HMRC has announced it will not fine the 120,000 UK businesses who missed the Making Tax Digital (MTD) deadline.
The tax watchdog said it believes the companies who missed the MTD deadline may have been focused on preparations for leaving the European Union.
Under normal circumstances, a business would have received a fine of at least £100 for not submitting a VAT return by 7 August. Cumulatively, this would have equalled tens of millions of pounds for the revenue.
MTD, introduced in April this year, requires businesses to file their VAT returns via an online software. Many of the 1.2 million businesses affected by the MTD rules were required to keep their records digitally, sign-up to the service and submit their first quarterly VAT return to HMRC direct from software by 7 August.
Nearly a million businesses registered for MTD before the August deadline and some 900,000 VAT returns were submitted successfully through the service.
The 120,000 businesses who missed this deadline will be sent a letter encouraging their business to join the new service.

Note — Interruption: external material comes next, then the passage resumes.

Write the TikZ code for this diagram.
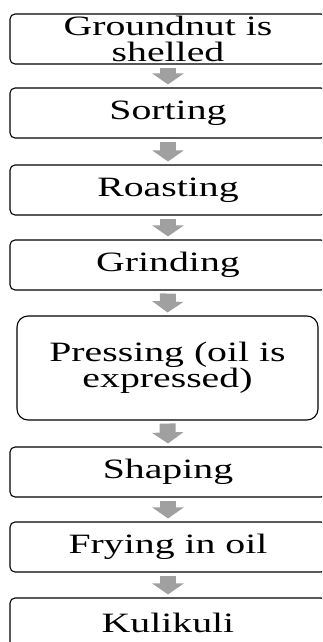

MTD could save taxpayers £3 billion
HMRC expects MTD to reduce tax lost due to errors, thanks to the improved accuracy that digital records provide. The latest tax gap figures show avoidable mistakes cost taxpayers more than £9.9bn last year – £3bn of which was attributable to VAT alone.
Deputy CEO and second permanent secretary of HMRC, Jim Harra, said: “Our ambition is to help businesses moving to MTD to get it right, not to penalise them. HMRC’s decision not to enforce penalties will help businesses transition to MTD without fear of getting it wrong.”